Perrigo’s crash causes worst drop to Israeli stocks since 2011
| Reuters Photo


Generic drugmaker Perrigo's record losses on Friday caused Israeli stock market to post its worst declines since 2011.

Perrigo, a pharmaceutical company located in Ireland due to tax reasons, is traded on NYSE and Israel's TA-35 index as a result of a merger with an Israeli firm in 2010.

The drugmaker's stocks suffered nearly 30 percent losses in both NYSE and TA-35 after news broke out that Irish authorities want the company to pay almost $2 billion in back taxes.

Perrigo's slump triggered a decline in TA-35 and the index fell as much as 5 percent, making it the worst decline for a session in more than seven years.

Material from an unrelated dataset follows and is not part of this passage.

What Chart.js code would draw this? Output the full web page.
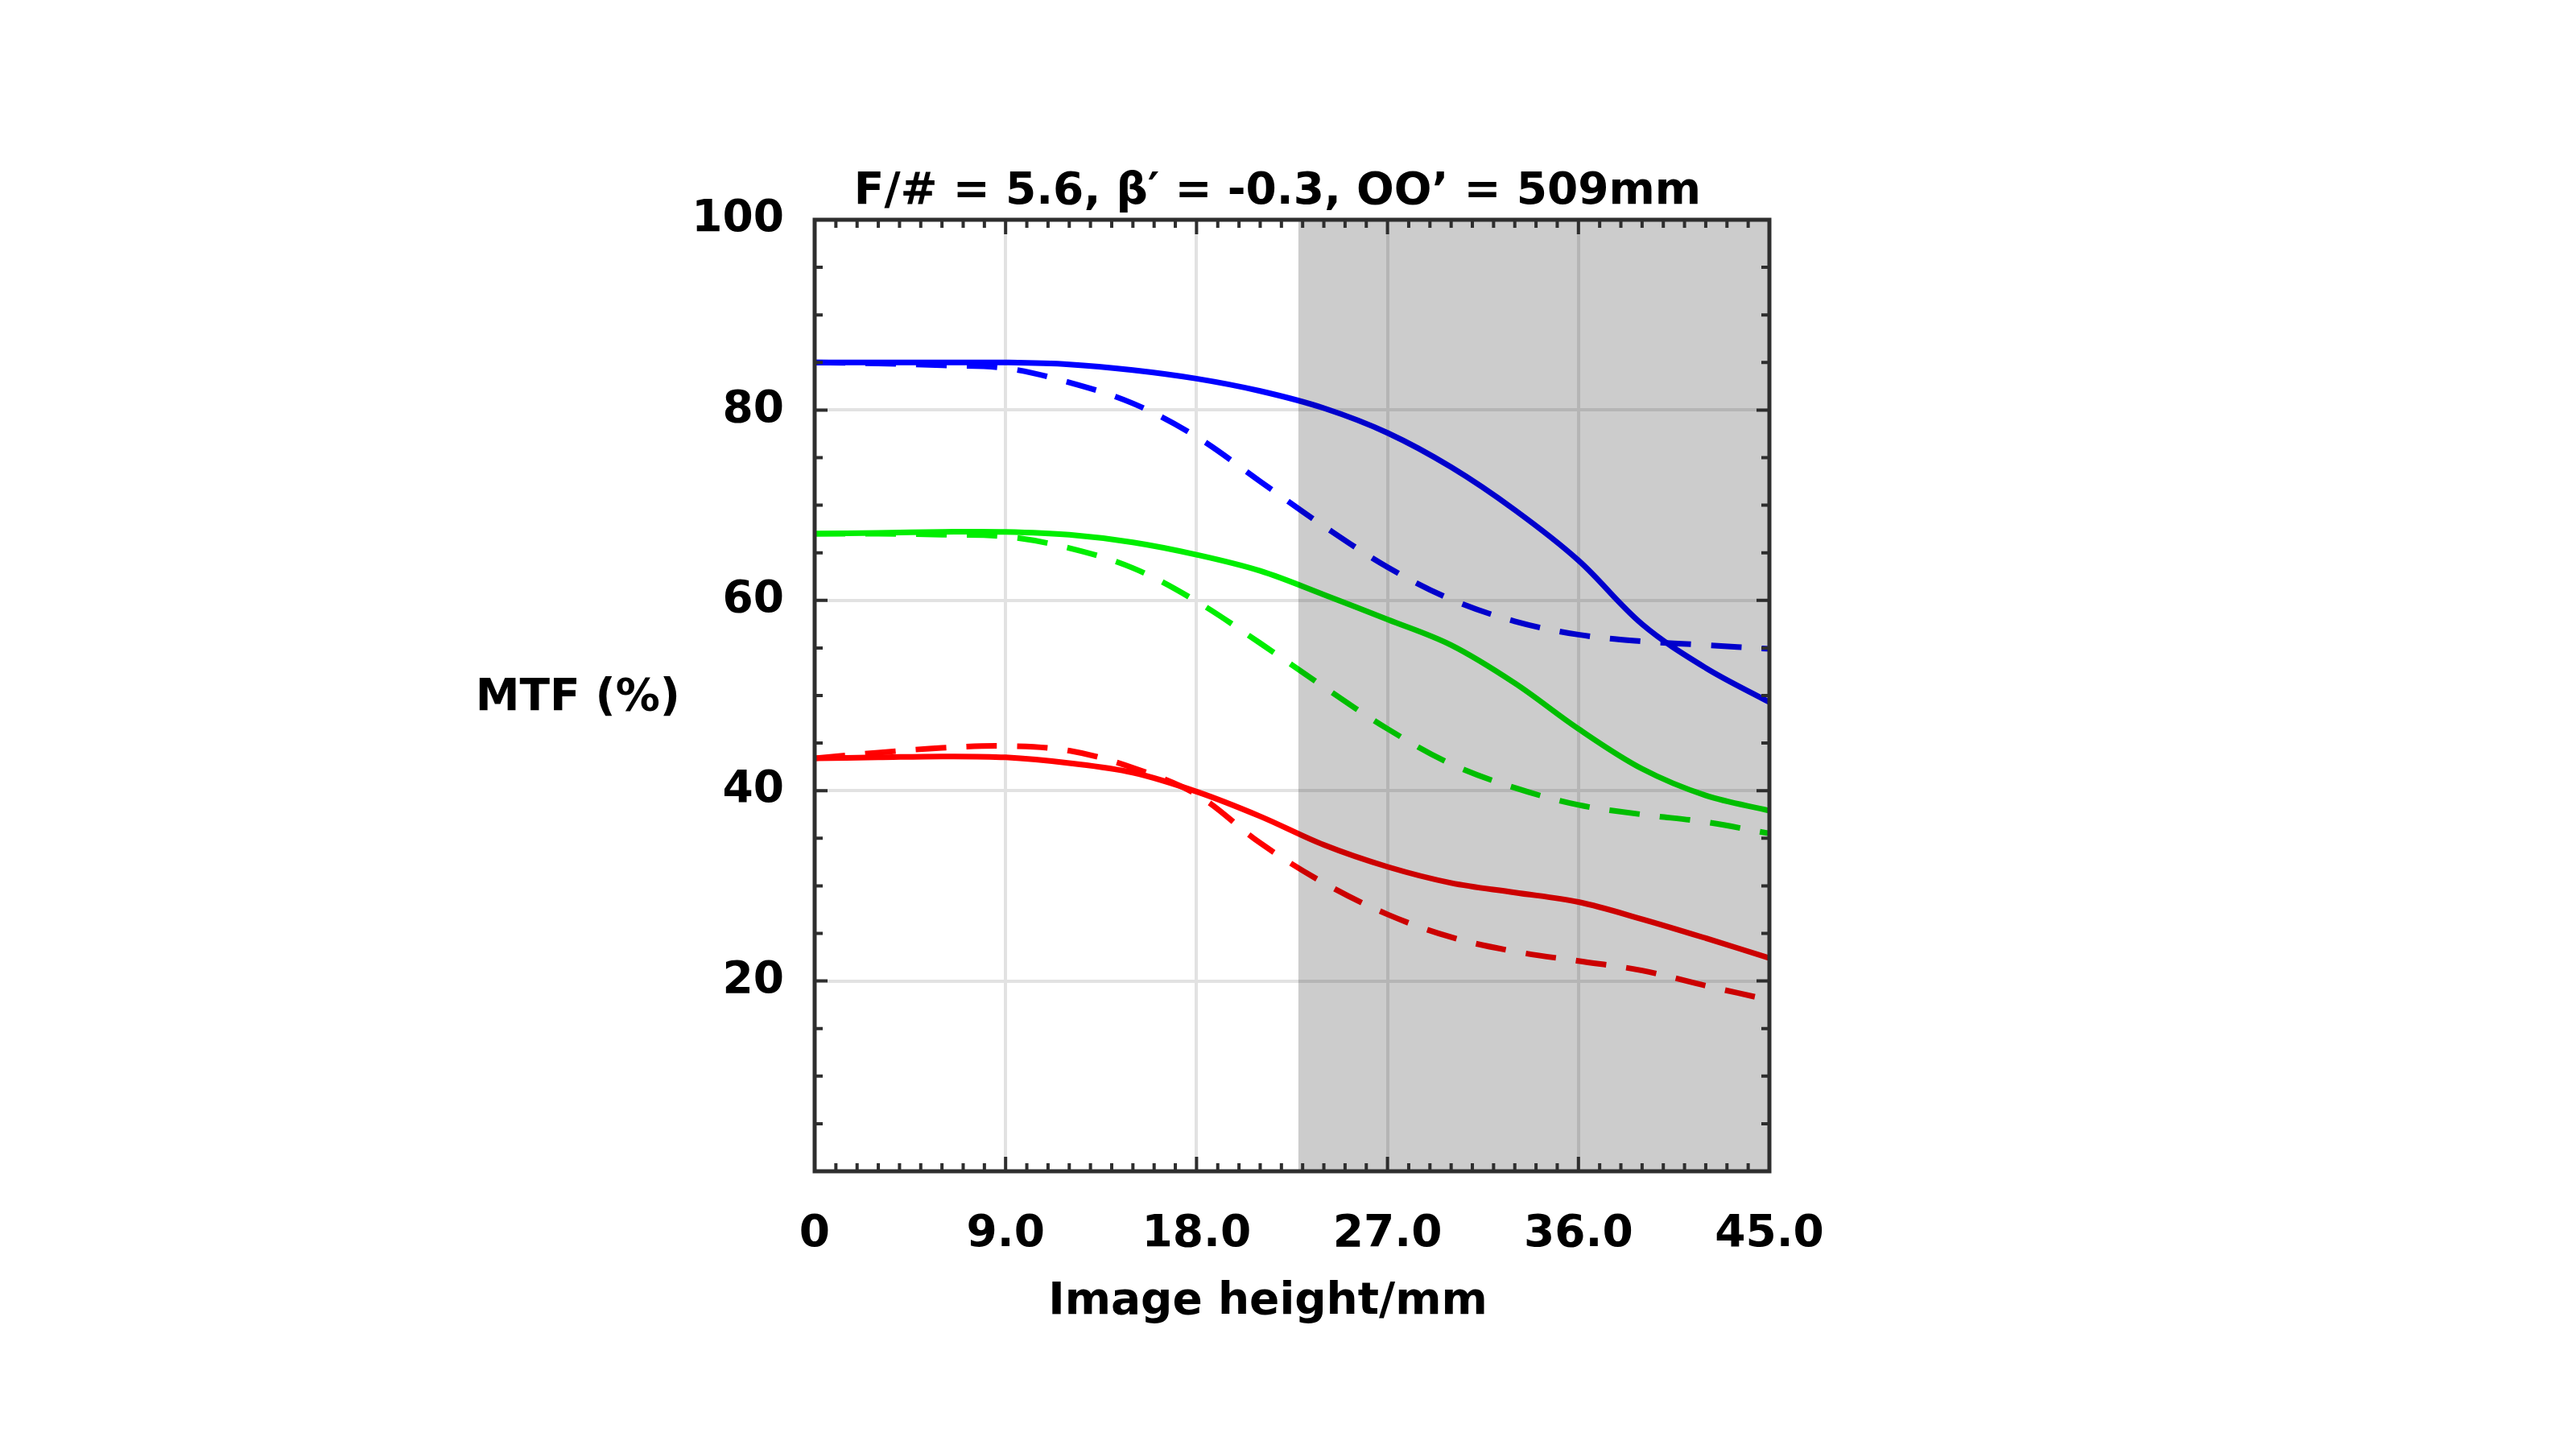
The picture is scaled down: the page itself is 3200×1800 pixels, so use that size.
<!DOCTYPE html>
<html>
<head>
<meta charset="utf-8">
<title>MTF</title>
<script src="https://cdn.jsdelivr.net/npm/chart.js@4.4.1/dist/chart.umd.min.js"></script>
<style>
  html, body { margin: 0; padding: 0; background: #fff; }
  #mtfChart { display: block; }
</style>
</head>
<body>
<canvas id="mtfChart" width="3200" height="1800"></canvas>
<script>
// image height (mm) sample points
const imageHeights = [0, 3, 6, 9, 12, 15, 18, 21, 24, 27, 30, 33, 36, 39, 42, 45];

// MTF values (%)
const blueSolid  = [85.0, 85.0, 85.0, 85.0, 84.8, 84.2, 83.3, 82.0, 80.2, 77.6, 74.0, 69.5, 64.2, 57.5, 52.9, 49.3];
const blueDash   = [85.0, 84.9, 84.7, 84.4, 82.9, 80.7, 77.2, 72.5, 67.8, 63.5, 60.1, 57.8, 56.4, 55.7, 55.3, 54.9];
const greenSolid = [67.0, 67.1, 67.2, 67.2, 66.9, 66.1, 64.8, 63.1, 60.6, 58.0, 55.3, 51.3, 46.5, 42.3, 39.5, 37.9];
const greenDash  = [67.0, 67.0, 66.9, 66.7, 65.5, 63.4, 59.9, 55.5, 50.9, 46.5, 42.8, 40.3, 38.5, 37.5, 36.7, 35.5];
const redSolid   = [43.4, 43.5, 43.6, 43.5, 42.9, 41.9, 39.9, 37.3, 34.3, 32.0, 30.3, 29.3, 28.3, 26.5, 24.5, 22.4];
const redDash    = [43.4, 44.0, 44.5, 44.7, 44.2, 42.4, 39.6, 34.5, 30.3, 27.0, 24.6, 23.1, 22.1, 21.1, 19.5, 18.0];

const xTickStep = 9;
const yTickStep = 20;
const shadeStart = 22.8;   // start of grey band (mm)

const titleText = "F/# = 5.6, \u03B2\u2032 = -0.3, OO\u2019 = 509mm";
const xTitle = "Image height/mm";
const yTitle = "MTF (%)";

const FONT = '"DejaVu Sans", sans-serif';

function pts(ys) {
  return imageHeights.map((x, i) => ({ x: x, y: ys[i] }));
}

function line(ys, color, dashed) {
  return {
    data: pts(ys),
    borderColor: color,
    borderWidth: 7,
    borderDash: dashed ? [38, 25] : [],
    pointRadius: 0,
    fill: false,
    tension: 0.35
  };
}

// grey band, multiplied over grid and curves
const shadePlugin = {
  id: "shade",
  afterDatasetsDraw(chart) {
    const { ctx, chartArea, scales } = chart;
    const x0 = scales.x.getPixelForValue(shadeStart);
    ctx.save();
    ctx.globalCompositeOperation = "multiply";
    ctx.fillStyle = "#cccccc";
    ctx.fillRect(x0, chartArea.top, chartArea.right - x0, chartArea.bottom - chartArea.top);
    ctx.restore();
  }
};

// box frame with inward ticks on all sides, plus titles
const framePlugin = {
  id: "frame",
  afterDraw(chart) {
    const { ctx, chartArea: a, scales } = chart;
    ctx.save();
    ctx.strokeStyle = "#2e2e2e";
    ctx.lineWidth = 4;
    ctx.beginPath();
    for (let v = 0; v <= 45; v += 1) {
      const px = scales.x.getPixelForValue(v);
      const len = v % xTickStep === 0 ? 18 : 10;
      ctx.moveTo(px, a.bottom); ctx.lineTo(px, a.bottom - len);
      ctx.moveTo(px, a.top); ctx.lineTo(px, a.top + len);
    }
    for (let v = 0; v <= 100; v += 5) {
      const py = scales.y.getPixelForValue(v);
      const len = v % yTickStep === 0 ? 16 : 10;
      ctx.moveTo(a.left, py); ctx.lineTo(a.left + len, py);
      ctx.moveTo(a.right, py); ctx.lineTo(a.right - len, py);
    }
    ctx.stroke();

    ctx.lineWidth = 5;
    ctx.strokeRect(a.left, a.top, a.right - a.left, a.bottom - a.top);

    ctx.fillStyle = "#000";
    ctx.font = "bold 55px " + FONT;
    ctx.textAlign = "center";
    ctx.textBaseline = "middle";
    const cx = (a.left + a.right) / 2;
    ctx.fillText(titleText, cx - 18, a.top - 34);
    ctx.fillText(xTitle, cx - 30, a.bottom + 163);
    ctx.textAlign = "right";
    ctx.fillText(yTitle, a.left - 167, (a.top + a.bottom) / 2 + 4);
    ctx.restore();
  }
};

const ctx = document.getElementById("mtfChart").getContext("2d");

new Chart(ctx, {
  type: "line",
  data: {
    datasets: [
      line(redSolid, "#ff0000", false),
      line(redDash, "#ff0000", true),
      line(greenSolid, "#00ee00", false),
      line(greenDash, "#00ee00", true),
      line(blueSolid, "#0000ff", false),
      line(blueDash, "#0000ff", true)
    ]
  },
  options: {
    responsive: false,
    devicePixelRatio: 1,
    animation: false,
    layout: { padding: { left: 862, right: 1002, top: 273, bottom: 195 } },
    plugins: {
      legend: { display: false },
      tooltip: { enabled: false }
    },
    scales: {
      x: {
        type: "linear",
        min: 0,
        max: 45,
        afterFit(scale) { scale.height = 150; },
        border: { display: false },
        grid: { color: "#e2e2e2", lineWidth: 4, drawTicks: false },
        ticks: {
          stepSize: xTickStep,
          padding: 46,
          color: "#000",
          font: { family: FONT, size: 55, weight: "bold" },
          callback: (v) => (v === 0 ? "0" : v.toFixed(1))
        }
      },
      y: {
        min: 0,
        max: 100,
        afterFit(scale) { scale.width = 150; },
        border: { display: false },
        grid: { color: "#e2e2e2", lineWidth: 4, drawTicks: false },
        ticks: {
          stepSize: yTickStep,
          padding: 38,
          color: "#000",
          font: { family: FONT, size: 55, weight: "bold" },
          callback: (v) => (v === 0 ? "" : v)
        }
      }
    }
  },
  plugins: [shadePlugin, framePlugin]
});
</script>
</body>
</html>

On Friday, Ireland's tax authorities have demanded that Perrigo, formerly known as Elan, pay 1.64 billion euros ($1.9 billion) in taxes relating to the calendar year 2013, a U.S. securities filing showed.

It is one of the biggest demands for back taxes ever made in Ireland, although well below EU antitrust regulators' demand in 2016 that Apple pay the Irish government 13 billion euros.

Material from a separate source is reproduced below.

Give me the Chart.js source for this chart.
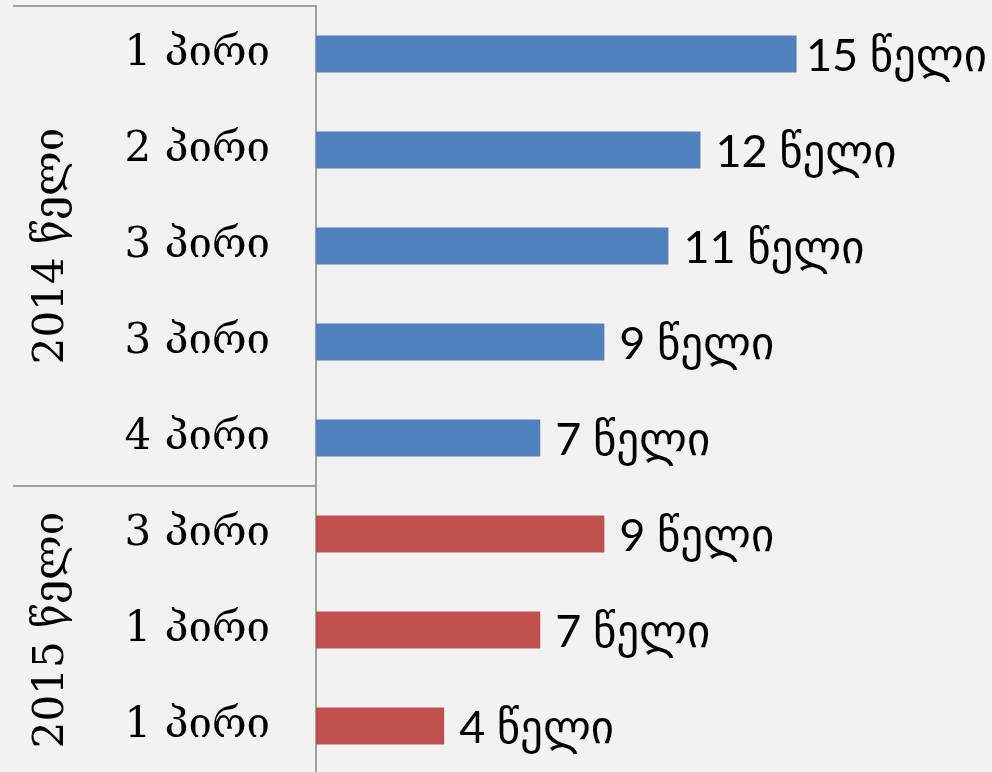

According to the filing, Irish Revenue Commissioners say that intellectual property sales by Elan Pharma, including multiple sclerosis drug Tysabri, was taxed as trading income at 12.5 percent, when it should have been treated as a chargeable gain at a rate of 33 percent.

Perrigo, said in the filing that it strongly disputes the Revenue's assessment and will appeal.

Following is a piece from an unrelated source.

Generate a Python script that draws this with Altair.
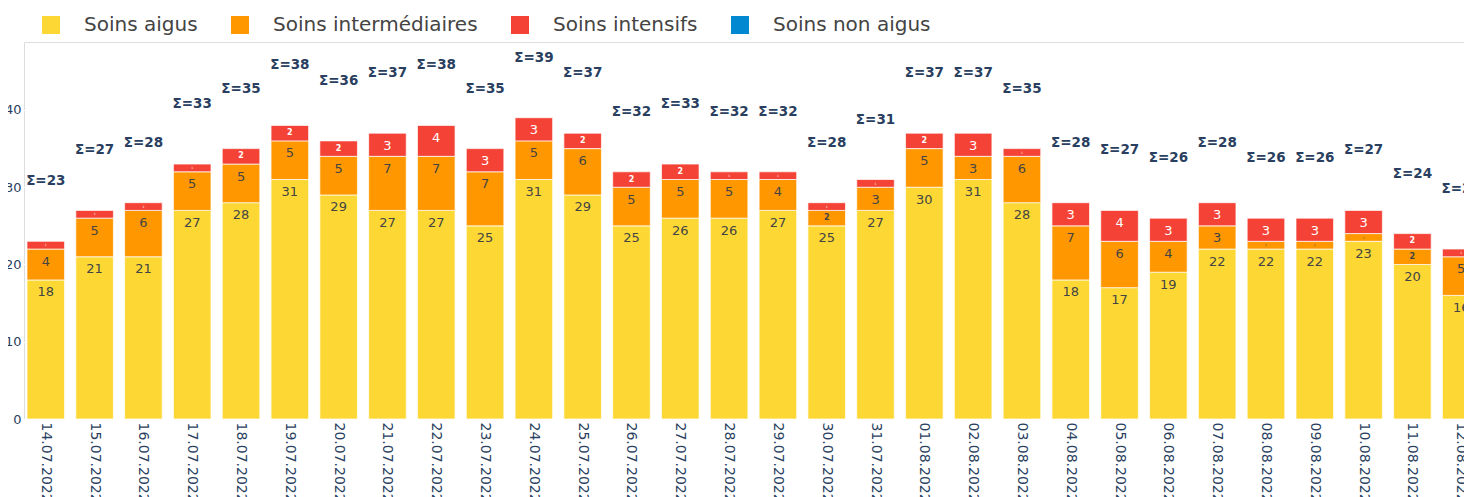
import altair as alt
import pandas as pd

dates = ["14.07.2022", "15.07.2022", "16.07.2022", "17.07.2022", "18.07.2022",
         "19.07.2022", "20.07.2022", "21.07.2022", "22.07.2022", "23.07.2022",
         "24.07.2022", "25.07.2022", "26.07.2022", "27.07.2022", "28.07.2022",
         "29.07.2022", "30.07.2022", "31.07.2022", "01.08.2022", "02.08.2022",
         "03.08.2022", "04.08.2022", "05.08.2022", "06.08.2022", "07.08.2022",
         "08.08.2022", "09.08.2022", "10.08.2022", "11.08.2022", "12.08.2022"]

categories = ["Soins aigus", "Soins intermédiaires", "Soins intensifs", "Soins non aigus"]
colors = ["#FDD835", "#FF9800", "#F44336", "#0288D1"]

aigus = [18, 21, 21, 27, 28, 31, 29, 27, 27, 25, 31, 29, 25, 26, 26, 27, 25, 27, 30, 31,
         28, 18, 17, 19, 22, 22, 22, 23, 20, 16]
intermediaires = [4, 5, 6, 5, 5, 5, 5, 7, 7, 7, 5, 6, 5, 5, 5, 4, 2, 3, 5, 3,
                  6, 7, 6, 4, 3, 1, 1, 1, 2, 5]
intensifs = [1, 1, 1, 1, 2, 2, 2, 3, 4, 3, 3, 2, 2, 2, 1, 1, 1, 1, 2, 3,
             1, 3, 4, 3, 3, 3, 3, 3, 2, 1]
non_aigus = [0] * 30

series = [aigus, intermediaires, intensifs, non_aigus]
rows = []
for ci, (cat, vals) in enumerate(zip(categories, series)):
    for d, v in zip(dates, vals):
        rows.append({"date": d, "cat": cat, "ord": ci, "value": v})
df = pd.DataFrame(rows)

FONT = "DejaVu Sans"
TXT = "#2a3f5f"

x_enc = alt.X("date:N", sort=dates,
              scale=alt.Scale(range=[-3, 1462], paddingInner=0.23, paddingOuter=0.123),
              axis=alt.Axis(title=None, labelAngle=90, labelFontSize=14, labelColor=TXT,
                            labelPadding=3, ticks=False, domain=False, grid=False,
                            labelOverlap=False, labelFont=FONT))
y_scale = alt.Scale(domain=[0, 48.8], nice=False, zero=True)

base = alt.Chart(df).transform_stack(
    stack="value", groupby=["date"], as_=["y0", "y1"],
    sort=[alt.SortField("ord", order="ascending")]
)

bars = base.transform_filter(alt.datum.value > 0).mark_bar(
    stroke="white", strokeWidth=1, strokeOpacity=0.7
).encode(
    x=x_enc,
    y=alt.Y("y0:Q", scale=y_scale,
            axis=alt.Axis(title=None, values=[0, 10, 20, 30, 40], domain=False, ticks=False,
                          labelFontSize=13, labelColor=TXT, labelPadding=3,
                          gridColor="white", gridWidth=1, labelFont=FONT)),
    y2="y1:Q",
    color=alt.Color("cat:N", scale=alt.Scale(domain=categories, range=colors),
                    legend=alt.Legend(title=None, orient="none", legendX=17, legendY=-27,
                                      direction="horizontal", columns=4,
                                      symbolType="square", symbolSize=324,
                                      symbolStrokeWidth=0, symbolOpacity=1,
                                      labelFontSize=20, labelColor="#444",
                                      labelFont=FONT, labelOffset=23,
                                      columnPadding=32, padding=0, labelLimit=400)),
)

txt_color = alt.condition(alt.datum.cat == "Soins intensifs", alt.value("white"), alt.value("#444"))

text_big = base.transform_filter(alt.datum.value >= 3).mark_text(
    baseline="middle", align="center", dy=12.5, fontSize=13, font=FONT
).encode(
    x=x_enc,
    y=alt.Y("y1:Q", scale=y_scale),
    text=alt.Text("value:Q"),
    color=txt_color,
)

text_two = base.transform_filter(alt.datum.value == 2).transform_calculate(
    mid="(datum.y0 + datum.y1) / 2"
).mark_text(baseline="middle", align="center", fontSize=8, font=FONT, fontWeight="bold").encode(
    x=x_enc,
    y=alt.Y("mid:Q", scale=y_scale),
    text=alt.Text("value:Q"),
    color=txt_color,
)

text_one = base.transform_filter(alt.datum.value == 1).transform_calculate(
    mid="(datum.y0 + datum.y1) / 2"
).mark_text(baseline="middle", align="center", fontSize=3, font=FONT).encode(
    x=x_enc,
    y=alt.Y("mid:Q", scale=y_scale),
    text=alt.Text("value:Q"),
    color=txt_color,
)

totals = alt.Chart(df).transform_aggregate(
    total="sum(value)", groupby=["date"]
).transform_calculate(
    label="'Σ=' + datum.total"
).mark_text(baseline="middle", align="center", dy=-60, fontSize=13.5,
            fontWeight="bold", font=FONT, color=TXT).encode(
    x=x_enc,
    y=alt.Y("total:Q", scale=y_scale),
    text="label:N",
)

chart = alt.layer(bars, text_big, text_two, text_one, totals).properties(
    width=1440, height=377,
    autosize=alt.AutoSizeParams(type="none"),
    padding={"left": 16, "top": 34, "right": 0, "bottom": 78},
).configure_view(fill="#E5ECF6", stroke="transparent", strokeWidth=0).configure(font=FONT)

chart.save("out.html", embed_options={"renderer": "svg", "actions": False})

It said the demand relates to the taxation of Elan Pharma's sales in April 2013 of Tysabri intellectual property and related assets to Biogen Idec, eight months before Perrigo bought Elan.

Perrigo said the Irish Revenue Commissioners submitted an audit findings letter to Elan Pharma in October 2018 and invited the company to bring any areas of disagreement to the authority's attention, which led to a meeting with the tax authority and two written submissions.

"However, less than a month later — at a time when Perrigo believed that discussions concerning the matter were ongoing —Irish Revenue issued the NoA (Notice of Amended Assessment)," Perrigo said in the filing.

The Revenue Commissioners told Perrigo that no further information would be provided to clarify the basis of its assessment and that Perrigo should file its appeal by Dec. 28.

In 2016, EU antitrust regulators' demanded that Apple pay 13 billion euros in taxes plus interest to the Irish government after ruling that a special scheme to route profits through Ireland was illegal state aid.